### Input for this task
☆ ☆ ☆ ☆

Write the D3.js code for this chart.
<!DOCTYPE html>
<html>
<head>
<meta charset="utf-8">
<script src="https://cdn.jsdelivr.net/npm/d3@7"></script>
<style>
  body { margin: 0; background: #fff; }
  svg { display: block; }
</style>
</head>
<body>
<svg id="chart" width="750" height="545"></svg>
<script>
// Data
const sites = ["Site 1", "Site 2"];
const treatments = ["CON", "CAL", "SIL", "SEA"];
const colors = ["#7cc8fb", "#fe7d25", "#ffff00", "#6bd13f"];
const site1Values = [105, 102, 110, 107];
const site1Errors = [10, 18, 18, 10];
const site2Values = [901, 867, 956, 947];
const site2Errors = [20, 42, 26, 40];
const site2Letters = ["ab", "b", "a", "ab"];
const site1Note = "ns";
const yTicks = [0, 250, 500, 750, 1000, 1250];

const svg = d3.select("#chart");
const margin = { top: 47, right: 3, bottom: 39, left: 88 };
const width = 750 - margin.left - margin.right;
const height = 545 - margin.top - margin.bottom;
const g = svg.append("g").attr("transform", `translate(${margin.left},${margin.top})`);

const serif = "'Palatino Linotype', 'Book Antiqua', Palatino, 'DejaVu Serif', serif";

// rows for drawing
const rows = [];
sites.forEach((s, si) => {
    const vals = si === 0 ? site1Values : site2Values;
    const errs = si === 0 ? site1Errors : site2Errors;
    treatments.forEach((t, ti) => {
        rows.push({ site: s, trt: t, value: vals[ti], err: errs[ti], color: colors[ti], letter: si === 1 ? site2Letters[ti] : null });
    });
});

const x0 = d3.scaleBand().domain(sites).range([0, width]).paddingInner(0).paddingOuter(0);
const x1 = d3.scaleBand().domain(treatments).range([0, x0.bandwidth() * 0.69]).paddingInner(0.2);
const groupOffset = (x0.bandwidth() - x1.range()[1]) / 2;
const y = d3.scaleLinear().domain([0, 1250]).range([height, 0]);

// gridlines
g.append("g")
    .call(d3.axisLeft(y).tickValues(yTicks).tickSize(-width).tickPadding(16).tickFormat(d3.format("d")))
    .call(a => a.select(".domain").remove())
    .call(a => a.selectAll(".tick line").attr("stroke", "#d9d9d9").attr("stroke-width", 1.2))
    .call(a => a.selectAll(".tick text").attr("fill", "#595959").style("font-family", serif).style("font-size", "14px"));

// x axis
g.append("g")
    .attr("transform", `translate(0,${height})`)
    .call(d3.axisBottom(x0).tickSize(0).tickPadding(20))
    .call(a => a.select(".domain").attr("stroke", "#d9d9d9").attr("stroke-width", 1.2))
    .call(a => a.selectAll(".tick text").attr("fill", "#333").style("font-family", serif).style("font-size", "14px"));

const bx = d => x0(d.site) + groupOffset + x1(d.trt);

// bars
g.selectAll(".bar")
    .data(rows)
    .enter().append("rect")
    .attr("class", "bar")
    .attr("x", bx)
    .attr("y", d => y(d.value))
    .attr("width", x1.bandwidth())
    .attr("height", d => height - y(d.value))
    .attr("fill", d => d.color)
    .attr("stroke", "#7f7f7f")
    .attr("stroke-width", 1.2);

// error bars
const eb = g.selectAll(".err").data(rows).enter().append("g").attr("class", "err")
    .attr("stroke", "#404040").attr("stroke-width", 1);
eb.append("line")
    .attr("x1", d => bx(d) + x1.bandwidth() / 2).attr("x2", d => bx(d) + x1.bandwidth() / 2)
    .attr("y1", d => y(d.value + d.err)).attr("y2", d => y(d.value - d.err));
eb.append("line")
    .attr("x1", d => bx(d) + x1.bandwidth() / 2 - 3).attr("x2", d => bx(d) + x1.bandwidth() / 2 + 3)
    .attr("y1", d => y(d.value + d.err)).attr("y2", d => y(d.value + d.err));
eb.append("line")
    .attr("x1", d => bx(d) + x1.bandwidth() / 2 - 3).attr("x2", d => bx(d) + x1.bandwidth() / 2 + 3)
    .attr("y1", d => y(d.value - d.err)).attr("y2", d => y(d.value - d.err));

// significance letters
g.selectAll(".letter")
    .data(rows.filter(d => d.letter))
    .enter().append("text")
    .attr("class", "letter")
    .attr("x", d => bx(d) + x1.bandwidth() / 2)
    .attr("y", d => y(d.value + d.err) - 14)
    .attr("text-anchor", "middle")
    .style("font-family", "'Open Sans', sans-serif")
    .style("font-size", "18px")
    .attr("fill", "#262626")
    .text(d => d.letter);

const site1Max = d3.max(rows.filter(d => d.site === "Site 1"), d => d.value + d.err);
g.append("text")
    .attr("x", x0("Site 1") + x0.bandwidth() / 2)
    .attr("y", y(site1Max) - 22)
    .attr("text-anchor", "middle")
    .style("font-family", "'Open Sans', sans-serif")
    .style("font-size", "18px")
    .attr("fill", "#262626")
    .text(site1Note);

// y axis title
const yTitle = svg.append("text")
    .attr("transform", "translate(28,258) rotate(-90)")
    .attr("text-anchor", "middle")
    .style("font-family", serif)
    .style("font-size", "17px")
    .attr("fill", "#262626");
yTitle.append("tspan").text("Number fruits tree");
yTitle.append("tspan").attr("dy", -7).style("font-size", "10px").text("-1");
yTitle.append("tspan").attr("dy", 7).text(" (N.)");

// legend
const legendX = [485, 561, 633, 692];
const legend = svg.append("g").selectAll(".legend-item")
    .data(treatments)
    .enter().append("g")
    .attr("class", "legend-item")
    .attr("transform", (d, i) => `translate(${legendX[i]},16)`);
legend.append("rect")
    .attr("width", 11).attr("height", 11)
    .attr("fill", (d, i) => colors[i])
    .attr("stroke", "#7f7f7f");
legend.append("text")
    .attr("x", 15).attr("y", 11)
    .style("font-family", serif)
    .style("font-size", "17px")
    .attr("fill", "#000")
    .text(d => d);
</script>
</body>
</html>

☆ ☆ ☆ ☆

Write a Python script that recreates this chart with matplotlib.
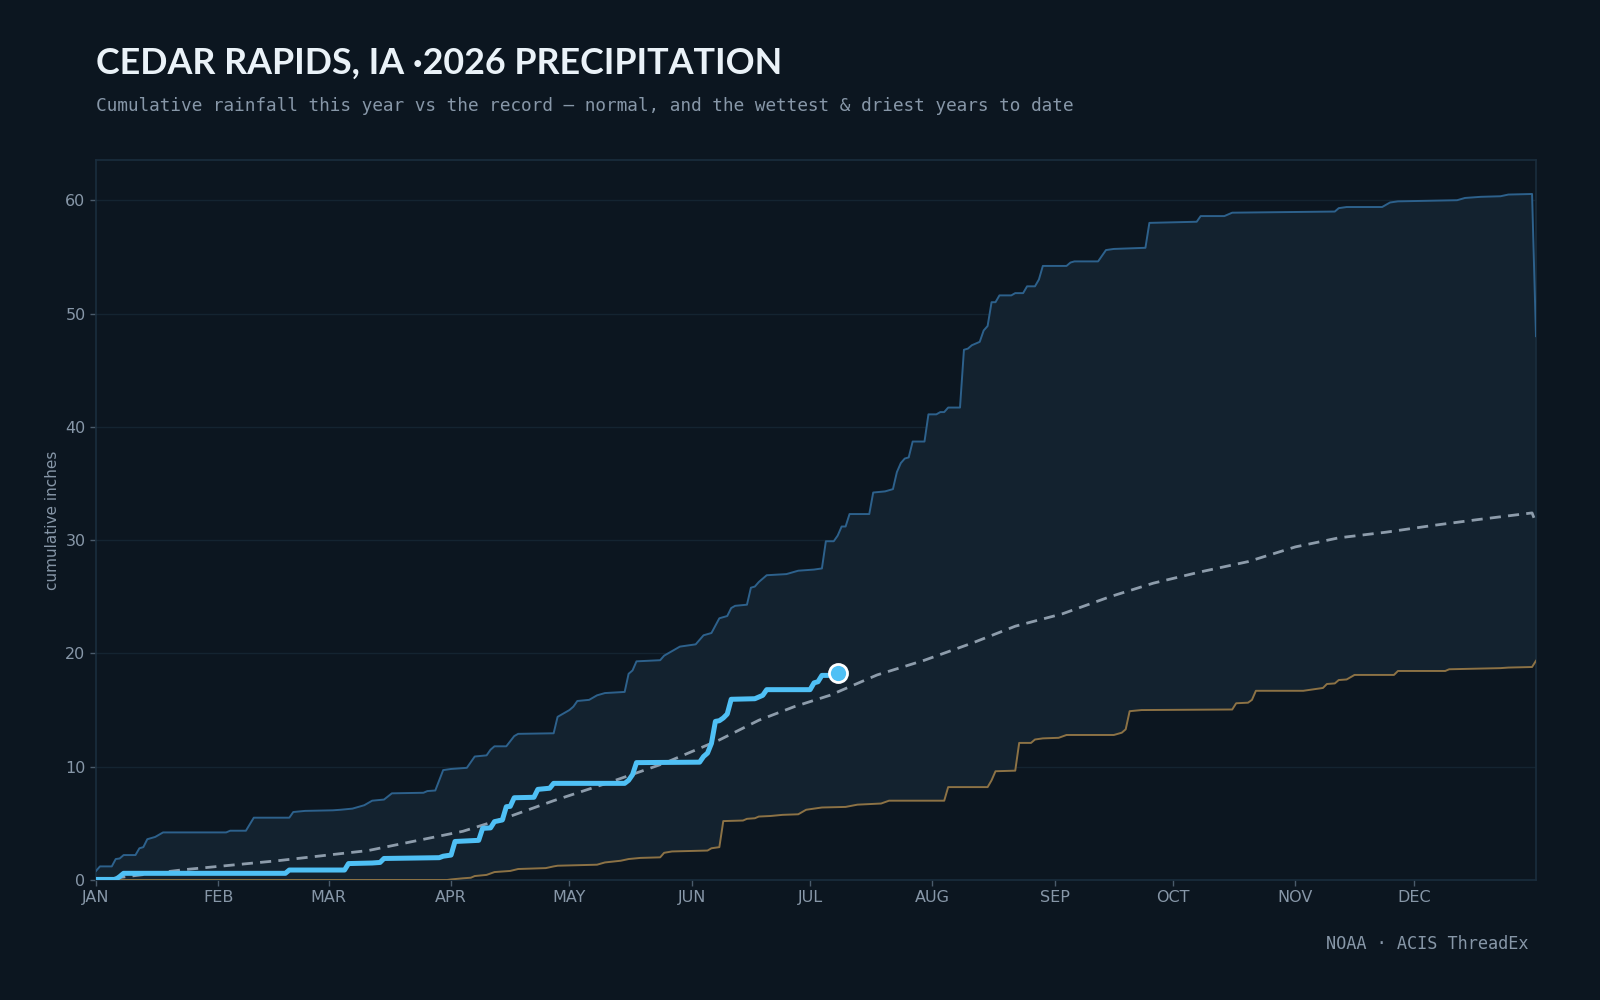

☆ ☆ ☆ ☆

Gather every line from the listing above in which the word "script" appears.

### Result for this exercise
<script src="https://cdn.jsdelivr.net/npm/d3@7"></script>
<script>
</script>
Write a Python script that recreates this chart with matplotlib.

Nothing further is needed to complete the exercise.